Is there any value in protecting both rack power feeds with their own UPS?

Solution 1:

Answers to this may vary. But I actually work in warehousing and logistics environments, and I'll typically plan new server rooms to have a high capacity central UPS (6kVA or more), usually an online (double-conversion) model. Devices of this tier have UPS management interfaces, so it makes sense to tie those in to SNMP and email alerts. I like to back everything up with a generator at the facility. If a generator solution is not possible, I add up to 4-hours of battery runtime behind the online UPS.

At the rack level, I'll usually run one PDU per rack. I'm not as concerned about losing a leg of power at this scale. It's totally about losing a redundant power supply on a server or device. Plus remember, not every device has dual power supplies. Many of the networking devices we see most often (firewalls, switches) can't accommodate dual PSUs, so those are definitely things you want on the same PDU and UPS feed.

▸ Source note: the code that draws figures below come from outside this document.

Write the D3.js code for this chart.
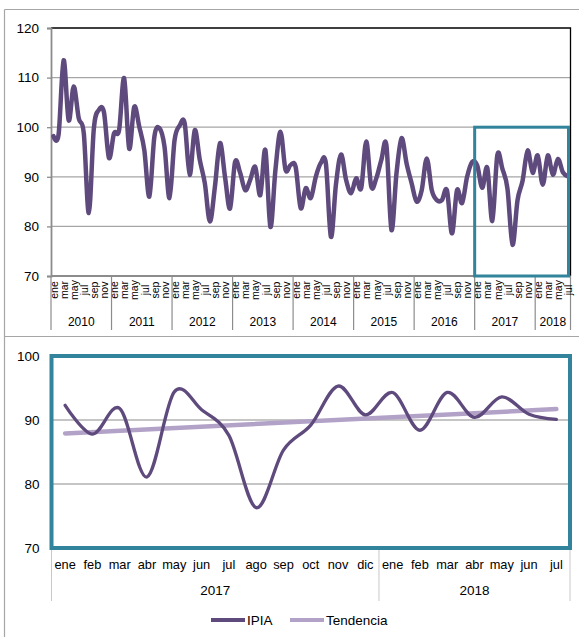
<!DOCTYPE html>
<html><head><meta charset="utf-8">
<script src="https://cdn.jsdelivr.net/npm/d3@7"></script>
<style>
html,body{margin:0;padding:0;background:#fff;}
svg{display:block;font-family:Arial,"Liberation Sans",sans-serif;}
</style></head>
<body>
<svg id="c" width="579" height="637"></svg>
<script>
// ---------- data ----------
const monthsAll = ["ene","feb","mar","abr","may","jun","jul","ago","sep","oct","nov","dic"];
const yearsTop = ["2010","2011","2012","2013","2014","2015","2016","2017","2018"];
const ipia = [
  98.2, 98.5, 113.5, 101.4, 108.2, 101.8, 98.8, 82.7, 99.8, 103.5, 103.0, 93.8,   // 2010
  98.8, 99.4, 109.9, 95.7, 104.1, 100.1, 95.4, 86.0, 98.1, 99.8, 96.1, 85.7,      // 2011
  97.4, 100.3, 100.8, 90.4, 99.4, 93.4, 88.7, 81.0, 88.0, 96.8, 90.0, 83.6,       // 2012
  93.0, 90.8, 87.3, 89.4, 92.0, 86.3, 95.4, 79.9, 91.4, 99.1, 91.4, 92.4,         // 2013
  92.0, 83.7, 87.7, 85.7, 90.0, 92.8, 92.7, 77.9, 88.5, 94.5, 89.4, 86.7,         // 2014
  89.7, 87.7, 97.1, 88.0, 89.7, 93.4, 96.4, 79.3, 90.7, 97.8, 92.7, 88.7,         // 2015
  85.0, 87.3, 93.7, 87.3, 85.3, 85.3, 87.3, 78.6, 87.3, 84.7, 90.0, 93.0,         // 2016
  92.3, 87.8, 91.8, 81.1, 94.4, 91.6, 87.6, 76.3, 85.3, 89.2, 95.3, 90.8,         // 2017
  94.3, 88.4, 94.3, 90.4, 93.6, 90.9, 90.1                                        // 2018
];
const topTicks = [70, 80, 90, 100, 110, 120];
const bottomTicks = [70, 80, 90, 100];
const zoomStart = 84;              // ene 2017
const yearsBottom = ["2017", "2018"];
const trendEnds = [87.9, 91.7];    // tendencia at ene 2017 and jul 2018
const legendNames = ["IPIA", "Tendencia"];

// ---------- styles ----------
const cIPIA = "#5f4a7d", cTrend = "#b3a2c7", cTeal = "#31849b";
const cGrid = "#a6a6a6", cAxis = "#8c8c8c", cFrame = "#a6a6a6";

const svg = d3.select("#c");

// outer frames
svg.append("line").attr("x1",4.5).attr("x2",4.5).attr("y1",9.5).attr("y2",637).attr("stroke",cFrame).attr("stroke-width",1.2);
svg.append("line").attr("x1",4.5).attr("x2",579).attr("y1",9.5).attr("y2",9.5).attr("stroke",cFrame).attr("stroke-width",1.2);
svg.append("line").attr("x1",4.5).attr("x2",579).attr("y1",336.5).attr("y2",336.5).attr("stroke",cFrame).attr("stroke-width",1.2);

// ---------- TOP CHART ----------
const n = ipia.length;
const xT = d3.scaleLinear().domain([0, n]).range([51, 570.5]);
const yT = d3.scaleLinear().domain([70, 120]).range([276, 28]);
const gTop = svg.append("g");

gTop.selectAll("line.g").data(topTicks.filter(t => t > 70 && t < 120)).join("line")
  .attr("x1", xT(0)).attr("x2", xT(n)).attr("y1", d => yT(d)).attr("y2", d => yT(d))
  .attr("stroke", cGrid).attr("stroke-width", 1.3);
gTop.append("path").attr("d", `M${xT(0)},${yT(120)}H${xT(n)}V${yT(70)}`).attr("fill","none").attr("stroke","#000").attr("stroke-width",1.3);

const yAxisT = gTop.append("g").attr("transform", `translate(${xT(0)},0)`)
  .call(d3.axisLeft(yT).tickValues(topTicks).tickSize(4).tickPadding(8));
yAxisT.select(".domain").attr("stroke", cAxis).attr("stroke-width", 1.8);
yAxisT.selectAll(".tick line").attr("stroke", cAxis).attr("stroke-width", 1.3);
yAxisT.selectAll(".tick text").attr("font-size", 13.5).attr("fill", "#000").attr("font-family", "Arial, Liberation Sans");

gTop.append("line").attr("x1", xT(0)).attr("x2", xT(n)).attr("y1", yT(70)).attr("y2", yT(70)).attr("stroke", cAxis).attr("stroke-width", 1.8);

const yearBounds = d3.range(0, n + 1, 12).concat(n % 12 ? [n] : []);
gTop.selectAll("line.ys").data(yearBounds).join("line")
  .attr("x1", d => xT(d)).attr("x2", d => xT(d)).attr("y1", yT(70)).attr("y2", 330)
  .attr("stroke", cAxis).attr("stroke-width", 1.2);

const monthIdx = d3.range(0, n).filter(i => i % 2 === 0);
gTop.selectAll("text.m").data(monthIdx).join("text")
  .attr("transform", i => `translate(${xT(i + 0.5) + 0.2},290) rotate(-90)`)
  .attr("text-anchor", "middle").attr("dominant-baseline", "central")
  .attr("font-size", 10.5).attr("fill", "#000")
  .text(i => monthsAll[i % 12]);

gTop.selectAll("text.y").data(yearsTop).join("text")
  .attr("x", (d, k) => (xT(k * 12) + xT(Math.min((k + 1) * 12, n))) / 2)
  .attr("y", 326).attr("text-anchor", "middle").attr("font-size", 12).attr("fill", "#000")
  .text(d => d);

const lineT = d3.line().x((d, i) => xT(i + 0.5)).y(d => yT(d)).curve(d3.curveCardinal.tension(0));
gTop.append("path").datum(ipia).attr("d", lineT).attr("fill", "none")
  .attr("stroke", cIPIA).attr("stroke-width", 4.5).attr("stroke-linejoin", "round").attr("stroke-linecap", "round");

gTop.append("rect").attr("x", xT(zoomStart)).attr("y", yT(100))
  .attr("width", xT(n) - 2 - xT(zoomStart)).attr("height", yT(70) - yT(100))
  .attr("fill", "none").attr("stroke", cTeal).attr("stroke-width", 3);

// ---------- BOTTOM CHART ----------
const sub = ipia.slice(zoomStart);
const m = sub.length;
const xB = d3.scaleLinear().domain([0, m]).range([51.5, 570]);
const yB = d3.scaleLinear().domain([70, 100]).range([548, 356]);
const gBot = svg.append("g");

gBot.selectAll("line.g").data(bottomTicks.filter(t => t > 70 && t < 100)).join("line")
  .attr("x1", xB(0)).attr("x2", xB(m)).attr("y1", d => yB(d)).attr("y2", d => yB(d))
  .attr("stroke", "#8c8c8c").attr("stroke-width", 1.2);

const yAxisB = gBot.append("g").attr("transform", `translate(${xB(0)},0)`)
  .call(d3.axisLeft(yB).tickValues(bottomTicks).tickSize(0).tickPadding(12));
yAxisB.select(".domain").remove();
yAxisB.selectAll(".tick text").attr("font-size", 13.5).attr("fill", "#000").attr("font-family", "Arial, Liberation Sans");

const bBounds = [0, 12, m];
gBot.selectAll("line.ys").data(bBounds).join("line")
  .attr("x1", d => xB(d)).attr("x2", d => xB(d)).attr("y1", yB(70)).attr("y2", 601)
  .attr("stroke", "#c8c8c8").attr("stroke-width", 1);

gBot.selectAll("text.m").data(sub).join("text")
  .attr("x", (d, i) => xB(i + 0.5)).attr("y", 569).attr("text-anchor", "middle")
  .attr("font-size", 12.8).attr("fill", "#000")
  .text((d, i) => monthsAll[(zoomStart + i) % 12]);

gBot.selectAll("text.y").data(yearsBottom).join("text")
  .attr("x", (d, k) => (xB(bBounds[k]) + xB(bBounds[k + 1])) / 2)
  .attr("y", 595).attr("text-anchor", "middle").attr("font-size", 13.5).attr("fill", "#000")
  .text(d => d);

gBot.append("line").attr("x1", xB(0.5)).attr("x2", xB(m - 0.5))
  .attr("y1", yB(trendEnds[0])).attr("y2", yB(trendEnds[1]))
  .attr("stroke", cTrend).attr("stroke-width", 4.5).attr("stroke-linecap", "round");

const lineB = d3.line().x((d, i) => xB(i + 0.5)).y(d => yB(d)).curve(d3.curveCardinal.tension(0));
gBot.append("path").datum(sub).attr("d", lineB).attr("fill", "none")
  .attr("stroke", cIPIA).attr("stroke-width", 3.3).attr("stroke-linejoin", "round").attr("stroke-linecap", "round");

gBot.append("rect").attr("x", xB(0)).attr("y", yB(100)).attr("width", xB(m) - xB(0)).attr("height", yB(70) - yB(100))
  .attr("fill", "none").attr("stroke", cTeal).attr("stroke-width", 4);

// legend
const leg = svg.append("g");
const legItems = [
  {name: legendNames[0], color: cIPIA, x: 211},
  {name: legendNames[1], color: cTrend, x: 290}
];
legItems.forEach(it => {
  leg.append("line").attr("x1", it.x).attr("x2", it.x + 34).attr("y1", 620).attr("y2", 620)
    .attr("stroke", it.color).attr("stroke-width", 4);
  leg.append("text").attr("x", it.x + 36).attr("y", 625).attr("font-size", 13.5).attr("fill", "#000").text(it.name);
});
</script>
</body></html>
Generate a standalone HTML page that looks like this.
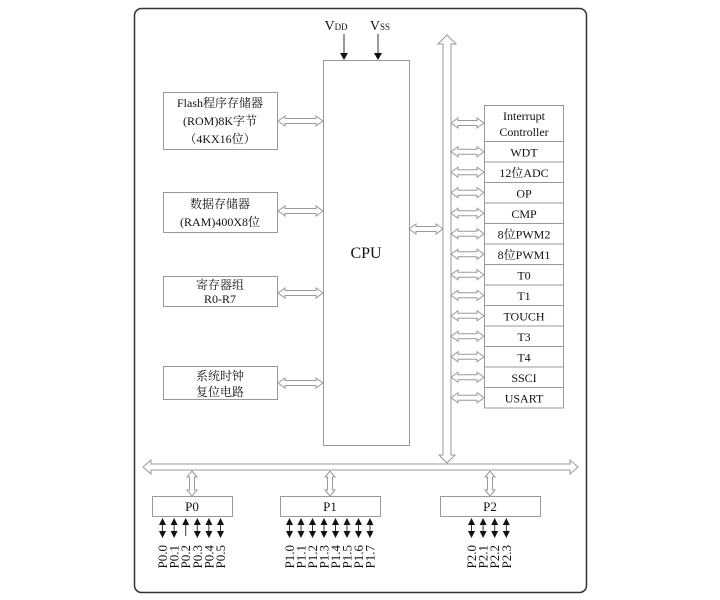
<!DOCTYPE html>
<html><head><meta charset="utf-8"><style>
html,body{margin:0;padding:0;background:#fff;}
svg{display:block;}
text{font-family:"Liberation Serif","Noto Serif CJK SC","Noto Sans CJK SC",serif;fill:#111;}
</style></head><body>
<svg id="s" width="720" height="600" viewBox="0 0 720 600" xmlns="http://www.w3.org/2000/svg">
<rect x="134.5" y="8.5" width="452" height="584" rx="7" fill="#fff" stroke="#333" stroke-width="1.5"/>
<rect x="323.5" y="60.5" width="86" height="385" fill="#fff" stroke="#999"/>
<text x="366" y="258" font-size="16" text-anchor="middle">CPU</text>
<text x="336" y="30" font-size="14" text-anchor="middle">V<tspan font-size="9">DD</tspan></text>
<text x="380" y="30" font-size="14" text-anchor="middle">V<tspan font-size="9">SS</tspan></text>
<line x1="344" y1="34" x2="344" y2="54" stroke="#333"/>
<polygon points="340,53 348,53 344,60" fill="#111"/>
<line x1="378" y1="34" x2="378" y2="54" stroke="#333"/>
<polygon points="374,53 382,53 378,60" fill="#111"/>
<polygon points="447,35 456,44 451,44 451,455 455,455 447,463 439,455 443,455 443,44 438,44" fill="#fff" stroke="#999"/>
<polygon points="143,467 151,460 151,464 570,464 570,460 578,467 570,474 570,470 151,470 151,474" fill="#fff" stroke="#999"/>
<rect x="163.5" y="92.5" width="114" height="57" fill="#fff" stroke="#999"/>
<text x="220" y="107" font-size="12" text-anchor="middle">Flash程序存储器</text>
<text x="220" y="125" font-size="12" text-anchor="middle">(ROM)8K字节</text>
<text x="220" y="143" font-size="12" text-anchor="middle">（4KX16位）</text>
<rect x="163.5" y="192.5" width="114" height="40" fill="#fff" stroke="#999"/>
<text x="220" y="208" font-size="12" text-anchor="middle">数据存储器</text>
<text x="220" y="226" font-size="12" text-anchor="middle">(RAM)400X8位</text>
<rect x="163.5" y="276.5" width="114" height="30" fill="#fff" stroke="#999"/>
<text x="220" y="289" font-size="12" text-anchor="middle">寄存器组</text>
<text x="220" y="303" font-size="12" text-anchor="middle">R0-R7</text>
<rect x="163.5" y="366.5" width="114" height="33" fill="#fff" stroke="#999"/>
<text x="220" y="380" font-size="12" text-anchor="middle">系统时钟</text>
<text x="220" y="396" font-size="12" text-anchor="middle">复位电路</text>
</svg>
<script>
var NS="http://www.w3.org/2000/svg",s=document.getElementById('s');
function el(t,a,txt){var e=document.createElementNS(NS,t);for(var k in a)e.setAttribute(k,a[k]);if(txt)e.textContent=txt;s.appendChild(e);return e;}
function harr(x1,x2,y){var h=7;el('polygon',{points:[x1,y,x1+h,y-5,x1+h,y-2.5,x2-h,y-2.5,x2-h,y-5,x2,y,x2-h,y+5,x2-h,y+2.5,x1+h,y+2.5,x1+h,y+5].join(' '),fill:'#fff',stroke:'#999'});}
function varr(x,y1,y2){var h=6;el('polygon',{points:[x,y1,x+5,y1+h,x+2.5,y1+h,x+2.5,y2-h,x+5,y2-h,x,y2,x-5,y2-h,x-2.5,y2-h,x-2.5,y1+h,x-5,y1+h].join(' '),fill:'#fff',stroke:'#999'});}
harr(278,323,121);harr(278,323,211);harr(278,323,293);harr(278,323,383);
harr(409,443,229);
var names=['WDT','12位ADC','OP','CMP','8位PWM2','8位PWM1','T0','T1','TOUCH','T3','T4','SSCI','USART'];
el('rect',{x:484.5,y:105.5,width:79,height:36,fill:'#fff',stroke:'#999'});
el('text',{x:524,y:120,'font-size':12,'text-anchor':'middle'},'Interrupt');
el('text',{x:524,y:136,'font-size':12,'text-anchor':'middle'},'Controller');
harr(451,484,123);
var y=141.5,hh=20.5;
names.forEach(function(n,i){var yy=y+i*hh;el('rect',{x:484.5,y:yy,width:79,height:hh,fill:'#fff',stroke:'#999'});
el('text',{x:524,y:yy+15,'font-size':12,'text-anchor':'middle'},n);harr(451,484,yy+hh/2);});
function port(name,bx,bw,pins,skip){var cx=bx+bw/2;varr(cx,471,496);
el('rect',{x:bx+.5,y:496.5,width:bw,height:20,fill:'#fff',stroke:'#999'});
el('text',{x:cx,y:511,'font-size':13,'text-anchor':'middle'},name);
pins.forEach(function(p,i){var x=p.x;el('line',{x1:x,y1:520,x2:x,y2:536,stroke:'#333'});
el('polygon',{points:[x-3.5,525,x+3.5,525,x,518].join(' '),fill:'#111'});
if(i!==skip)el('polygon',{points:[x-3.5,531,x+3.5,531,x,538].join(' '),fill:'#111'});
el('text',{x:0,y:0,'font-size':13,transform:'translate('+(x+4.5)+',545) rotate(-90)','text-anchor':'end'},p.l);});}
function mk(pre,x0,n,d){var a=[];for(var i=0;i<n;i++)a.push({x:x0+i*d,l:pre+i});return a;}
port('P0',152,80,mk('P0.',162.5,6,11.6),2);
port('P1',280,100,mk('P1.',289.5,8,11.5),-1);
port('P2',440,100,mk('P2.',471.5,4,11.6),-1);
</script>
</body></html>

A/B feeds are really for the realm of co-location facilities, where you actually have guarantees that power is being provided via diverse circuits. If you can't guarantee that, I don't think you're protecting much by having one branch running off of utility power and another on the UPS. UPS failure shouldn't be isn't that common.

8kVA APC SmartUPS R/T with additional batteries in my client's facility. It's never gone down in THREE years, despite several acts of God. enter image description here

Solution 2:

That is a tradeoff of cost and complexity for additional uptime.

For gear running in an office data center or closet I've always just used UPS for one half of the power.

In a proper data center (Equinix) we get dual path redundant power each with its own UPS.

One other advantage to running both on UPS is that you get a better ability to monitor and track current draw. This can be helpful in planning.

In short, if the money is there to go dual UPS, it is a better design in terms of fault-tolerance and uptime.